Some people have to work. There aren’t enough childless folks to carry the burden so that us parents can sit at home.
And at 18, Meyer’s daughter should be looking forward to the start of her own independent life, not whinging that she wants her daddy to be there for her.
Whose is the greater need–a child for a daddy or players for a coach?
Would it be different if the players made their living at the game? How about if not just a sports team but a whole nation needs a leader?
How does the situation of a father who tries to do it all stack up with a mother who tries to do it all?
Is martyrdom a variant of hubris?
Could some variant of the old extended family be made to work or at least help?
What are the limits on what jobs a person with kids ought to take on?
Why aren’t there more people everywhere taking care of the kids?
How much of one’s health issues are caused or worsened by this?
Hugo, Thanks for your blogging through the years, and hope you continue.
For this piece: you’re mistaken that Meyer’s attitudes and actions constitute hubris. That he is actually taking a leave of absence at 45 is abundant evidence he actually has his head screwed on pretty straight. You left out the part of the story where his players broke down and cried when he told them he was leaving. That was a great pull for him as well. Players have testified that football teams become families more than other sports because of the especially brutal and demanding nature of the activities. Football resembles war more than any other American sport, and as we have learned these agonizing past 10 years, warfare brings men together. Meyer took on the responsibility of father to hundreds of young men through the years, many of whom, I expect, did not have strong father figures growing up. On the macro level, college football is a moneymaking superforce that shamefully exploits its workers. But on the micro level, the relationships created in these teams can stay with the players forever. It is not as simple as you make it sound, and in any case, though I agree that Meyer somewhat resembles Hector, Hector was not hubristic. He knew what he was doing, and he knew he was doomed. Hubris is that kind of pride that is unaware of its destructiveness. Let’s reserve that word for people like Dick Cheney.

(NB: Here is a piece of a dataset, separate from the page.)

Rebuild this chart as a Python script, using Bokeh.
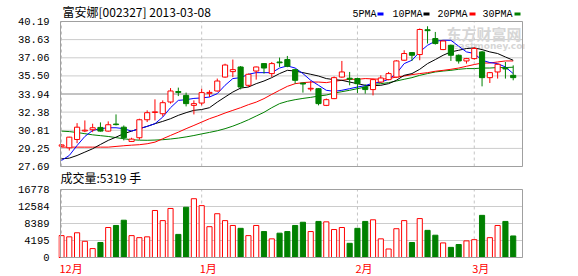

Oh, Anecdotal, would that we had time to debate Hector further — the hubris of Achilles is so spectacular that it often blinds the reader to the more subtle, but equally devastating presentation of that quality by the Trojan prince.

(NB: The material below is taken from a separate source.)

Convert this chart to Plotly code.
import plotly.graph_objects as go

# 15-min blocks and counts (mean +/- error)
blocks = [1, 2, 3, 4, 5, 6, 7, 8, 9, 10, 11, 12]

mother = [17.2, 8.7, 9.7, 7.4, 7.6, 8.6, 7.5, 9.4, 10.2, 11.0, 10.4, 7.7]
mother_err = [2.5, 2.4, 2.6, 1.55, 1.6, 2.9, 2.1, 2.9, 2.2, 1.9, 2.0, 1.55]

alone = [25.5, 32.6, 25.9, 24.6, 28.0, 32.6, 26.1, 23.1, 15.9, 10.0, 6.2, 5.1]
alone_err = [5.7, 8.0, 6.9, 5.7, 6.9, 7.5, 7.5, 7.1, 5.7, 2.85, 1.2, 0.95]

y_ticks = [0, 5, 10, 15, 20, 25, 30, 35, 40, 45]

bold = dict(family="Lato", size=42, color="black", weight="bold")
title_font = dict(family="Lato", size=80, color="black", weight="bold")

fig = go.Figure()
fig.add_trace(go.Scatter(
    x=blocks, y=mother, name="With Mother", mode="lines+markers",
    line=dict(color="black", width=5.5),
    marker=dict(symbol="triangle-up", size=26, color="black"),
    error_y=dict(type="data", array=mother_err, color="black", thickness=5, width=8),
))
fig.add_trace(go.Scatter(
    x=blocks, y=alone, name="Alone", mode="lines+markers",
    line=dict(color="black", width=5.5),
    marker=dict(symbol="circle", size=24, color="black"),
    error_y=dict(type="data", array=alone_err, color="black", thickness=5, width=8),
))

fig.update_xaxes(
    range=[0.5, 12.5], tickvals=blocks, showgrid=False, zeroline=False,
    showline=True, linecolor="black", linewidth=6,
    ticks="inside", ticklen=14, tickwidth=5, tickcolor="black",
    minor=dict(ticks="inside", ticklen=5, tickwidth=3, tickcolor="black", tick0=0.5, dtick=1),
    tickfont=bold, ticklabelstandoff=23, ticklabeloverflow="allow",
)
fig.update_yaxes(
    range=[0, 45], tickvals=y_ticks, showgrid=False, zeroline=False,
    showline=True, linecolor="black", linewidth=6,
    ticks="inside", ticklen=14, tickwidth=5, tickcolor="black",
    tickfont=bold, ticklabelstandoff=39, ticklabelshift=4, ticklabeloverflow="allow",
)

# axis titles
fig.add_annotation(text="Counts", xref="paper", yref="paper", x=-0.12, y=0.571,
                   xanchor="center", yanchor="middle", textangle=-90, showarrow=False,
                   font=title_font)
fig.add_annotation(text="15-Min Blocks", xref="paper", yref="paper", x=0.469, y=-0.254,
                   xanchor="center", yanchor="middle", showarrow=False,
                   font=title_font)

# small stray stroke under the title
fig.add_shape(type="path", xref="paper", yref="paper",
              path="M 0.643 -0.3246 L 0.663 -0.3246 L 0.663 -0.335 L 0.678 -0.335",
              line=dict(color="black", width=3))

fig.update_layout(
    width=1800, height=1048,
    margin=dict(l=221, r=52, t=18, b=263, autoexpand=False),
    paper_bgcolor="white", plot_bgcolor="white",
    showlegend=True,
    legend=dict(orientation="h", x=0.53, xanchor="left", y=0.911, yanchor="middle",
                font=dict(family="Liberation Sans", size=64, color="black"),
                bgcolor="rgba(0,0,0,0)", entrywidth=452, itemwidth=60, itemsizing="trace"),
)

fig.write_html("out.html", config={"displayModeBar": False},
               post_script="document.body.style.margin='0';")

No question, Meyer did good as a coach — but the reality of how we construct the head coaching position is that it isn’t a regular, 40 hour per week job. It’s a job that regularly requires 18 hour days and endless time away from family.
Hubris includes the belief that one is indispensable, and that one’s talents are so special and so unique that they justify shirking family responsibilities.
The history of American manhood is littered with heroes who were magnificent servants of the greater good — and lousy husbands and fathers. We can do better.
I’m sure we can do better, Hugo - you can always move resources from one area to another, and get better outcomes in the area that got reinforced. What will the cost of doing better be, in the area that you take away time and energy from?
America can probably make it without this one high-end football coach. Can it make it without dedicated doctors, professors, business people, farmers, scientists, truck drivers?